◆ **GIVEN PROBLEM**
Each line that holds the word "this" should be returned.

(Charts and diagrams as code)
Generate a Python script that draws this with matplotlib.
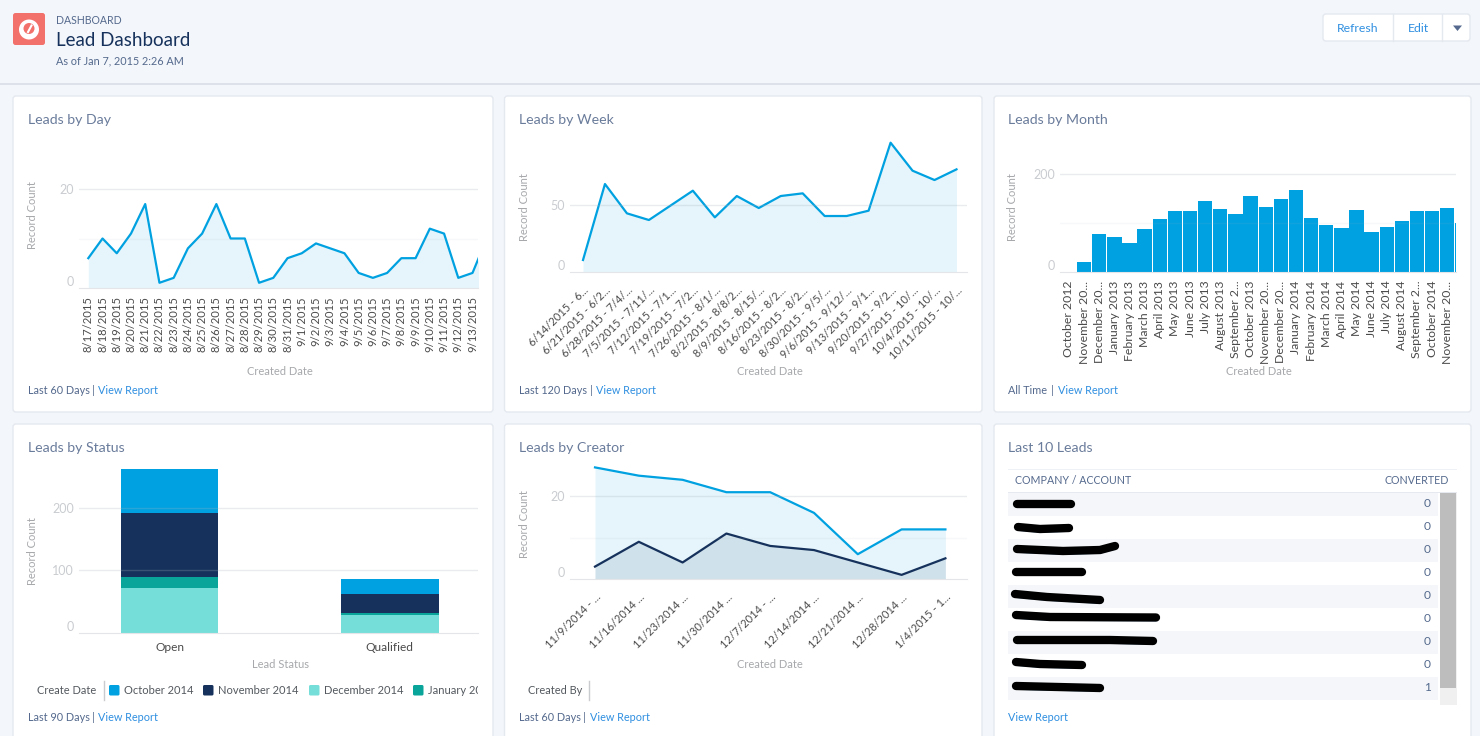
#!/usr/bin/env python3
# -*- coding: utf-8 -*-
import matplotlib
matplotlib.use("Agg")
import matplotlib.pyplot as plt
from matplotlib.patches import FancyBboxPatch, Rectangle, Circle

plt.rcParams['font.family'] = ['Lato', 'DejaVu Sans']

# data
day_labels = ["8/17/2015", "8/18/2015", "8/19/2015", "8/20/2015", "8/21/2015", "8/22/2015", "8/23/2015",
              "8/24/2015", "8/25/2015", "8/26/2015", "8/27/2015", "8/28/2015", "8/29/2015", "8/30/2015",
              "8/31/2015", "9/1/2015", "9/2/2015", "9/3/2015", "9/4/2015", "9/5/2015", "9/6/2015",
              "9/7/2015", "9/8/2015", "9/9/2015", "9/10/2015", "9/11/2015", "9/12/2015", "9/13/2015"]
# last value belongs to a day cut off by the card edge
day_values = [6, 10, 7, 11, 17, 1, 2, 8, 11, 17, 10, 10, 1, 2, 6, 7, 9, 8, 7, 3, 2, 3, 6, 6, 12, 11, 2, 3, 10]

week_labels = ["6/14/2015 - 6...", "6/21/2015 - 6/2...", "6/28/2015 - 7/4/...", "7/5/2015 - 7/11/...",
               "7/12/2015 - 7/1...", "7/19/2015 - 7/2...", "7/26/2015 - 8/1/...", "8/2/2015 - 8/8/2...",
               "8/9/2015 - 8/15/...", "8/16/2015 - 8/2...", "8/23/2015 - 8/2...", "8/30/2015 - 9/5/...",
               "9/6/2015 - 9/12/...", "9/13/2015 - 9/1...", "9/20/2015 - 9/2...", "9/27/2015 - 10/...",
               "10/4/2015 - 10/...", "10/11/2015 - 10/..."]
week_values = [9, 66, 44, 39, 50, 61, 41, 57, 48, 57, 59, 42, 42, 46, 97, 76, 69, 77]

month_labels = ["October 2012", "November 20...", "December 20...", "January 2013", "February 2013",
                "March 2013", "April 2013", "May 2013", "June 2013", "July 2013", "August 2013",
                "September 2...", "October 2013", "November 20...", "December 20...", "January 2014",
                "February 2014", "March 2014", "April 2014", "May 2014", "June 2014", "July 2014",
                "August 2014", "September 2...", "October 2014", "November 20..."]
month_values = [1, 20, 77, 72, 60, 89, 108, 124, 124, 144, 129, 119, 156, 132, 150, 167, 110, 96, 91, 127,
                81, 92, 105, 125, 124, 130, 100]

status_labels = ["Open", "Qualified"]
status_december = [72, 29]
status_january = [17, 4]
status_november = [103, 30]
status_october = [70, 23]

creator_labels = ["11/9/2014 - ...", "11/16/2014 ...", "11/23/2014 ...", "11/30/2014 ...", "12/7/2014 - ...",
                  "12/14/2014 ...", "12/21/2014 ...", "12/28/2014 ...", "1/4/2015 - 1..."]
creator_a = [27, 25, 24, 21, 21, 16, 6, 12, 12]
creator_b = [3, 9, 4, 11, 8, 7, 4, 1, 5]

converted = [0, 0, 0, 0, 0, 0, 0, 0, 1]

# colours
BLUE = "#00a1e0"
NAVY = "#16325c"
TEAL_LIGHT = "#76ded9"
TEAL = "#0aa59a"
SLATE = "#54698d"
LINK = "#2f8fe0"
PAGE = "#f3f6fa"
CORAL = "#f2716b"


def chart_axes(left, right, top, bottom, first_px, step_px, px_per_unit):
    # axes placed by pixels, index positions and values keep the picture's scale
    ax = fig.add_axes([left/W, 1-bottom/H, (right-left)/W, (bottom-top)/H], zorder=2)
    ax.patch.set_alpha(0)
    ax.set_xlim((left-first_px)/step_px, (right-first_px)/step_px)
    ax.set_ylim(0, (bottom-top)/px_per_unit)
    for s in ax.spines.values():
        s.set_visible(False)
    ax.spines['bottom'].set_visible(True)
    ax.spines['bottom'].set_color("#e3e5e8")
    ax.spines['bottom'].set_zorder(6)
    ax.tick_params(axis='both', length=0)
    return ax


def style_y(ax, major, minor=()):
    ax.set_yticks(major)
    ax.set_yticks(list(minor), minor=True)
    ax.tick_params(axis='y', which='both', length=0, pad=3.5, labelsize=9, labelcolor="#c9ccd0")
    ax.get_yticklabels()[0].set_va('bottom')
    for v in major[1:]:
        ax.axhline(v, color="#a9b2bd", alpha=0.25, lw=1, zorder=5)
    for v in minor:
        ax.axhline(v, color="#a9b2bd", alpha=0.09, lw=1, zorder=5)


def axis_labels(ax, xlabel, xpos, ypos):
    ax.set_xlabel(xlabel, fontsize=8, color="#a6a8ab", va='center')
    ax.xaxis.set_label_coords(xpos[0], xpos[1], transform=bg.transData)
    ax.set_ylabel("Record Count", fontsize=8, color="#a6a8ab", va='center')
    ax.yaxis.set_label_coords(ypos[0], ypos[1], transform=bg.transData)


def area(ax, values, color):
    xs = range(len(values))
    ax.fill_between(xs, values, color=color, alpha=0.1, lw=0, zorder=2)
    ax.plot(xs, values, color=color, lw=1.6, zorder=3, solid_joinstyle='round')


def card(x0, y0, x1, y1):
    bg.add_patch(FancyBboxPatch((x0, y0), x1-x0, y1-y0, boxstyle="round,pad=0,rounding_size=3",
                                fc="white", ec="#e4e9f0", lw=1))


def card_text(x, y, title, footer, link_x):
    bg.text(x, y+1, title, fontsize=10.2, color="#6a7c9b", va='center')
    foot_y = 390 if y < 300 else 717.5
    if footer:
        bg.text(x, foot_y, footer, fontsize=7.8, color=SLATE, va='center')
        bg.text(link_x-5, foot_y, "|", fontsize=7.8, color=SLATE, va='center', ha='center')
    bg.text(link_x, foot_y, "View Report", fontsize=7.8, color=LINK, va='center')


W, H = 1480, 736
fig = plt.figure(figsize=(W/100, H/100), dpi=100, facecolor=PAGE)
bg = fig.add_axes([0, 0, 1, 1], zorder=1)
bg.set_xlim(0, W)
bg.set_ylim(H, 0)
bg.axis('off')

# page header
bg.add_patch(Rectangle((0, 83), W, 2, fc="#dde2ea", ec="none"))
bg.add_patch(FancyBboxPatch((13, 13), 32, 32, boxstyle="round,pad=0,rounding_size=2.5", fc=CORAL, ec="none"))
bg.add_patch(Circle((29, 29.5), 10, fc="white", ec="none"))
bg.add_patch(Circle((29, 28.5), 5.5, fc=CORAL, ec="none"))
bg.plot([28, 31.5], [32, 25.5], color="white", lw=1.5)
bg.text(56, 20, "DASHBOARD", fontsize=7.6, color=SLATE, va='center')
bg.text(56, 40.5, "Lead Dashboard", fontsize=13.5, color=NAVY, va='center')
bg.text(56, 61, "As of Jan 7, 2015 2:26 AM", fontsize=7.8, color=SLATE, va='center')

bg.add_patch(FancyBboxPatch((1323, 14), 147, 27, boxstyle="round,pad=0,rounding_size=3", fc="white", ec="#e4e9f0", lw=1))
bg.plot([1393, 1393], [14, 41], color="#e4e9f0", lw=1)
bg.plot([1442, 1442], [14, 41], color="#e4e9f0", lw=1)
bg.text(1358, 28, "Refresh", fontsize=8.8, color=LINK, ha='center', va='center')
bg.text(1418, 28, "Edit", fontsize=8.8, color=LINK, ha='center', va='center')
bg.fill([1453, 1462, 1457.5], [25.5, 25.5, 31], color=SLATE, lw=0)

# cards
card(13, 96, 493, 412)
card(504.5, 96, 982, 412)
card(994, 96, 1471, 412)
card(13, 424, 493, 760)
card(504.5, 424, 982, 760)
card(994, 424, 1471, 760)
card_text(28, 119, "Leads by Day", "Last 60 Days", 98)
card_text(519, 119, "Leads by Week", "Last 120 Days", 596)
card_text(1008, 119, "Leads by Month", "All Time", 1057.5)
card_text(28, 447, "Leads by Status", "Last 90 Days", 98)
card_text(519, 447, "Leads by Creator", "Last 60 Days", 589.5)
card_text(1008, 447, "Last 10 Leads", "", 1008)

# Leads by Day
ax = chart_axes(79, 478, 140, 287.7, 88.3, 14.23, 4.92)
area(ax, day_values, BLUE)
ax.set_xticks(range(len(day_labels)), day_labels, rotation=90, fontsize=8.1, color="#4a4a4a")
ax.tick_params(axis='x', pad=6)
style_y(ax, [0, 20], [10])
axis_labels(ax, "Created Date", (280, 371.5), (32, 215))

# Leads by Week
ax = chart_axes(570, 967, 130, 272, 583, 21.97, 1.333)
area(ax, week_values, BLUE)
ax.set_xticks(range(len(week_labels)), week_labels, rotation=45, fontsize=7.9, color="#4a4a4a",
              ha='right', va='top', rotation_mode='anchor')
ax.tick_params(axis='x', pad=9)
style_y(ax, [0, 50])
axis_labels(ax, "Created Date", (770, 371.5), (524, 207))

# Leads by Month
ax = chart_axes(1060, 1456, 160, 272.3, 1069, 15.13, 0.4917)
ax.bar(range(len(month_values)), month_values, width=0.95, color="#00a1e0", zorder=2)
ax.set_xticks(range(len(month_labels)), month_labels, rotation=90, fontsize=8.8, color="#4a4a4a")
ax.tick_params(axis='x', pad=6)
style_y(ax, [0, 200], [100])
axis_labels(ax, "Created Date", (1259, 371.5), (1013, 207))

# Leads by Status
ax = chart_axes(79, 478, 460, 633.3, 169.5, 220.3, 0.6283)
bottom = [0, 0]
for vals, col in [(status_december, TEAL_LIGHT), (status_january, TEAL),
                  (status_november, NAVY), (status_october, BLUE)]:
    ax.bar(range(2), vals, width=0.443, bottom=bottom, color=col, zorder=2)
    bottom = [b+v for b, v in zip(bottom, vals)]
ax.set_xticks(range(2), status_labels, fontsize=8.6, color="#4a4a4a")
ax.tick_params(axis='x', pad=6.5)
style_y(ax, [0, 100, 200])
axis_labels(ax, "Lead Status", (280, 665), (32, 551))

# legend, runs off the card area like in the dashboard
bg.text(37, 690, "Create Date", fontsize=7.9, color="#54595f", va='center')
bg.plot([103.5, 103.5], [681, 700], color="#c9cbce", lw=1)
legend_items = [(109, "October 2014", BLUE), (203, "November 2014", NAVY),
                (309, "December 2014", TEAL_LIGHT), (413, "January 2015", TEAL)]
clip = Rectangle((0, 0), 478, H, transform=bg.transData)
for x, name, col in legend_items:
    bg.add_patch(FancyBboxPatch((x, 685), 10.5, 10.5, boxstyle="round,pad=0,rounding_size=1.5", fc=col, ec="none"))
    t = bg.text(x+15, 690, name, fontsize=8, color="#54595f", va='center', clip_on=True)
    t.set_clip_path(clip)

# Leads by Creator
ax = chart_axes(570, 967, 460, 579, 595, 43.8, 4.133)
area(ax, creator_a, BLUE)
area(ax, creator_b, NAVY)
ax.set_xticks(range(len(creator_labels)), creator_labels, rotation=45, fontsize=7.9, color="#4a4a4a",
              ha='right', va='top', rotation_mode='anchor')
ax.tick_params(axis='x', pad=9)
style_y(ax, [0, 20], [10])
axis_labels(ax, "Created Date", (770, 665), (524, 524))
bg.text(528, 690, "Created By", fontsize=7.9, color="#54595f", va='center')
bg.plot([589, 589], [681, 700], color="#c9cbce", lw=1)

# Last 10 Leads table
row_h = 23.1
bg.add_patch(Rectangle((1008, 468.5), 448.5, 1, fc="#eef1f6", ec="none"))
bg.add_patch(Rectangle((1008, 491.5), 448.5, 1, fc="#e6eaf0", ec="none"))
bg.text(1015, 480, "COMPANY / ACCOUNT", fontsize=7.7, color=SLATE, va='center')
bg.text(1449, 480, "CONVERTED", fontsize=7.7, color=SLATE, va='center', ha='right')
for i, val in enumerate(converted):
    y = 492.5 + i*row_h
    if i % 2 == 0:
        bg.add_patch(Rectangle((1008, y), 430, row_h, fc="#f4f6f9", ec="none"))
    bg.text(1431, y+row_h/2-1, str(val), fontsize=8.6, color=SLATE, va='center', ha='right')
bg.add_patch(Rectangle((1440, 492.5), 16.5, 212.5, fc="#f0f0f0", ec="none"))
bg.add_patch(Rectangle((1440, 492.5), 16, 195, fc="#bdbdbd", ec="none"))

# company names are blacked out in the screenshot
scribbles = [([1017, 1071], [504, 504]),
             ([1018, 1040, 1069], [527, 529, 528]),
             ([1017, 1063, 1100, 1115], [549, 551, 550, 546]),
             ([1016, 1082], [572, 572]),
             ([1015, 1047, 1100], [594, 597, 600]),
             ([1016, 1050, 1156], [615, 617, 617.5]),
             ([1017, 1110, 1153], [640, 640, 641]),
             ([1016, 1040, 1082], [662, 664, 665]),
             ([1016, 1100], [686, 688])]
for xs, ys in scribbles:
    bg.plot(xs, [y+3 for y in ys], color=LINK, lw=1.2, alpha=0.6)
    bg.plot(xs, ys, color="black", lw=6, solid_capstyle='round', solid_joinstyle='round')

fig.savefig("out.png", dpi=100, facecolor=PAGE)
...
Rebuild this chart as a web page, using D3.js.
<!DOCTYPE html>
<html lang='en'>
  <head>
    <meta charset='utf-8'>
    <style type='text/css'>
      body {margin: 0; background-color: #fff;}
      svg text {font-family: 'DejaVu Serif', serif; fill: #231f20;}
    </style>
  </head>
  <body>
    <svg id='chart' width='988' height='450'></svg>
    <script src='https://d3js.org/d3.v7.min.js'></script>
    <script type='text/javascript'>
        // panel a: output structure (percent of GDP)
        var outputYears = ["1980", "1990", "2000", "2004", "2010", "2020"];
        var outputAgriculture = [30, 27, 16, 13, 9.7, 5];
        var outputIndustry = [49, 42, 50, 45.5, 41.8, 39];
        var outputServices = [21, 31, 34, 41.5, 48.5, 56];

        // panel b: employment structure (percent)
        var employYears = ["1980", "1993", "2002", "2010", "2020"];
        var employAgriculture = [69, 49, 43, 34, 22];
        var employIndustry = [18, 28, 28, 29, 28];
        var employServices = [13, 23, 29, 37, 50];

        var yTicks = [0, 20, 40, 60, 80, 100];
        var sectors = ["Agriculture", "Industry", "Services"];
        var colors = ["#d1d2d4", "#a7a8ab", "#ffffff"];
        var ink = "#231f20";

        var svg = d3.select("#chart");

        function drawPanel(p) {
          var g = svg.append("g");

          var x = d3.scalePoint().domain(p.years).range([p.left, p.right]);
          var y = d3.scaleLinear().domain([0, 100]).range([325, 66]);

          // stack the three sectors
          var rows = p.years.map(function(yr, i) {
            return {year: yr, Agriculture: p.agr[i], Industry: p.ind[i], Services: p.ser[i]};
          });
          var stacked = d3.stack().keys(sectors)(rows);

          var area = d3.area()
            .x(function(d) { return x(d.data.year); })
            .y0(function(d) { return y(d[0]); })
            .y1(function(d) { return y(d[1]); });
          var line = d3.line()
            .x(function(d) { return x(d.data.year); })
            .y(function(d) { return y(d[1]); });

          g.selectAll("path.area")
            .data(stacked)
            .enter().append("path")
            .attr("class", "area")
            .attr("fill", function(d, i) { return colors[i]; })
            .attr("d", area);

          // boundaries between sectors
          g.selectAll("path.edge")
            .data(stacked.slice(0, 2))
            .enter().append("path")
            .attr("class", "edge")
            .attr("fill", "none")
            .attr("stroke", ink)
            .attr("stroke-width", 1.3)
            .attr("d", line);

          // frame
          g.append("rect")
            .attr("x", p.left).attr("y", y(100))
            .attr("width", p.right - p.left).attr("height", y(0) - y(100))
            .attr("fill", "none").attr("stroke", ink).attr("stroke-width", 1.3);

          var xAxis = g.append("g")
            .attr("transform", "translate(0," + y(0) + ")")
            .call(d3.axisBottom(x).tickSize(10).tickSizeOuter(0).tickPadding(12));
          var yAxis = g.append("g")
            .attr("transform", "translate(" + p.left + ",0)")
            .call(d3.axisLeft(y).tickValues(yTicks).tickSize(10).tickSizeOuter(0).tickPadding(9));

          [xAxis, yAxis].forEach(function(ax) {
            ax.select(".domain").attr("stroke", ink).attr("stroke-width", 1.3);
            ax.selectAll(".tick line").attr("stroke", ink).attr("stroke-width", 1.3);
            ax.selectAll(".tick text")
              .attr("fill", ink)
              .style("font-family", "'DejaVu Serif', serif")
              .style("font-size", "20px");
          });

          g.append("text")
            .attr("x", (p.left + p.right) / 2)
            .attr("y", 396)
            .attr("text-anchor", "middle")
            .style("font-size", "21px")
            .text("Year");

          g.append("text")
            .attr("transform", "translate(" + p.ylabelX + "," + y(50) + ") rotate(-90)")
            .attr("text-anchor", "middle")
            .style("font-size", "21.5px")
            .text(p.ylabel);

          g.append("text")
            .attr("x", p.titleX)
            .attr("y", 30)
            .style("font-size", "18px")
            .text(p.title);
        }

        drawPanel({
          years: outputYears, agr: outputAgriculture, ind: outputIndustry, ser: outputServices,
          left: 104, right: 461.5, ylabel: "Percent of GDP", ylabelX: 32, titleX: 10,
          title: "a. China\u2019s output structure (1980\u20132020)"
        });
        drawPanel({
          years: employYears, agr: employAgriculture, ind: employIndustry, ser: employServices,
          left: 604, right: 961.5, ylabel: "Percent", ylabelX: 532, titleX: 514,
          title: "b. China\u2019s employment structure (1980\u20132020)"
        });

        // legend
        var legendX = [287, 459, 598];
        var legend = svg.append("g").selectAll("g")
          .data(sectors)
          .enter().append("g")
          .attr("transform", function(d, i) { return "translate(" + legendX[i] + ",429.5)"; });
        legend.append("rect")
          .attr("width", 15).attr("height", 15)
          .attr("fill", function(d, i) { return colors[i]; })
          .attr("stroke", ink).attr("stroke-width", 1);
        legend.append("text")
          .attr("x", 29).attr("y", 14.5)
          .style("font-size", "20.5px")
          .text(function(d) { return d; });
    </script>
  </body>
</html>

◆ **PROBLEM SOLUTION**
Generate a Python script that draws this with matplotlib.
Rebuild this chart as a web page, using D3.js.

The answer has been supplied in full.